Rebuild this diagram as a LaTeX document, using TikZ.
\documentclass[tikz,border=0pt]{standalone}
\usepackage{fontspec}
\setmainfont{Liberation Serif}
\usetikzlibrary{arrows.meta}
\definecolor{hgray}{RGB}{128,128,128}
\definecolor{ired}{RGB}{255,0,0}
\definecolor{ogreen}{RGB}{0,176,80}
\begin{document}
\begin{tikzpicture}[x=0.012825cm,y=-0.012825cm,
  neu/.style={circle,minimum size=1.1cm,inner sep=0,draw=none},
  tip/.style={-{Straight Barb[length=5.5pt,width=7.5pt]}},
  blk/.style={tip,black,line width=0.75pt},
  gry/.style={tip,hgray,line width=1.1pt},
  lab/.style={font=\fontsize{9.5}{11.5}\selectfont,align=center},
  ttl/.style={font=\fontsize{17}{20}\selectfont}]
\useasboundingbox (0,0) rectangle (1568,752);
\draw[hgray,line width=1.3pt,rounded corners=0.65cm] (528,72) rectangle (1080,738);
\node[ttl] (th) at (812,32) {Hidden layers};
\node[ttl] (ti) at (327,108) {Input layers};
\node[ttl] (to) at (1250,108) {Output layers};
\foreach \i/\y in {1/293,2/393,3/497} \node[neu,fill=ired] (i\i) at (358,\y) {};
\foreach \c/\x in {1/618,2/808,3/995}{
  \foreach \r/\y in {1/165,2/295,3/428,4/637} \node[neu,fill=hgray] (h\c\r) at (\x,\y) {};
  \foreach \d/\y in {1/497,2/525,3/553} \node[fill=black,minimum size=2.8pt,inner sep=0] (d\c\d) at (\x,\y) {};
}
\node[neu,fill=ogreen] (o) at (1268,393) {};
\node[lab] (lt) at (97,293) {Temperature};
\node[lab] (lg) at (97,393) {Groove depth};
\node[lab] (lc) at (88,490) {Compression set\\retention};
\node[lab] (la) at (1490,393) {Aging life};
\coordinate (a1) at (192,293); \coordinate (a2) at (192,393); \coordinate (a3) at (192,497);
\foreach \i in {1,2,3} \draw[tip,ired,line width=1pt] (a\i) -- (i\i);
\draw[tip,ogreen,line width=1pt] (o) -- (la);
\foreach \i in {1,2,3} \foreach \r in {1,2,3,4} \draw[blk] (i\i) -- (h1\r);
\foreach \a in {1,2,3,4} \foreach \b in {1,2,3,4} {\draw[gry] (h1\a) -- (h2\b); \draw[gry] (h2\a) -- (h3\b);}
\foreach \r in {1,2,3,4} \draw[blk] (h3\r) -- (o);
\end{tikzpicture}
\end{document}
..............................
→ **WORK TO DO**: Transcribe the full listing above without leaving anything out.

→ **SOLUTION BELOW**:
Rebuild this diagram as a LaTeX document, using TikZ.
\documentclass[tikz,border=0pt]{standalone}
\usepackage{fontspec}
\setmainfont{Liberation Serif}
\usetikzlibrary{arrows.meta}
\definecolor{hgray}{RGB}{128,128,128}
\definecolor{ired}{RGB}{255,0,0}
\definecolor{ogreen}{RGB}{0,176,80}
\begin{document}
\begin{tikzpicture}[x=0.012825cm,y=-0.012825cm,
  neu/.style={circle,minimum size=1.1cm,inner sep=0,draw=none},
  tip/.style={-{Straight Barb[length=5.5pt,width=7.5pt]}},
  blk/.style={tip,black,line width=0.75pt},
  gry/.style={tip,hgray,line width=1.1pt},
  lab/.style={font=\fontsize{9.5}{11.5}\selectfont,align=center},
  ttl/.style={font=\fontsize{17}{20}\selectfont}]
\useasboundingbox (0,0) rectangle (1568,752);
\draw[hgray,line width=1.3pt,rounded corners=0.65cm] (528,72) rectangle (1080,738);
\node[ttl] (th) at (812,32) {Hidden layers};
\node[ttl] (ti) at (327,108) {Input layers};
\node[ttl] (to) at (1250,108) {Output layers};
\foreach \i/\y in {1/293,2/393,3/497} \node[neu,fill=ired] (i\i) at (358,\y) {};
\foreach \c/\x in {1/618,2/808,3/995}{
  \foreach \r/\y in {1/165,2/295,3/428,4/637} \node[neu,fill=hgray] (h\c\r) at (\x,\y) {};
  \foreach \d/\y in {1/497,2/525,3/553} \node[fill=black,minimum size=2.8pt,inner sep=0] (d\c\d) at (\x,\y) {};
}
\node[neu,fill=ogreen] (o) at (1268,393) {};
\node[lab] (lt) at (97,293) {Temperature};
\node[lab] (lg) at (97,393) {Groove depth};
\node[lab] (lc) at (88,490) {Compression set\\retention};
\node[lab] (la) at (1490,393) {Aging life};
\coordinate (a1) at (192,293); \coordinate (a2) at (192,393); \coordinate (a3) at (192,497);
\foreach \i in {1,2,3} \draw[tip,ired,line width=1pt] (a\i) -- (i\i);
\draw[tip,ogreen,line width=1pt] (o) -- (la);
\foreach \i in {1,2,3} \foreach \r in {1,2,3,4} \draw[blk] (i\i) -- (h1\r);
\foreach \a in {1,2,3,4} \foreach \b in {1,2,3,4} {\draw[gry] (h1\a) -- (h2\b); \draw[gry] (h2\a) -- (h3\b);}
\foreach \r in {1,2,3,4} \draw[blk] (h3\r) -- (o);
\end{tikzpicture}
\end{document}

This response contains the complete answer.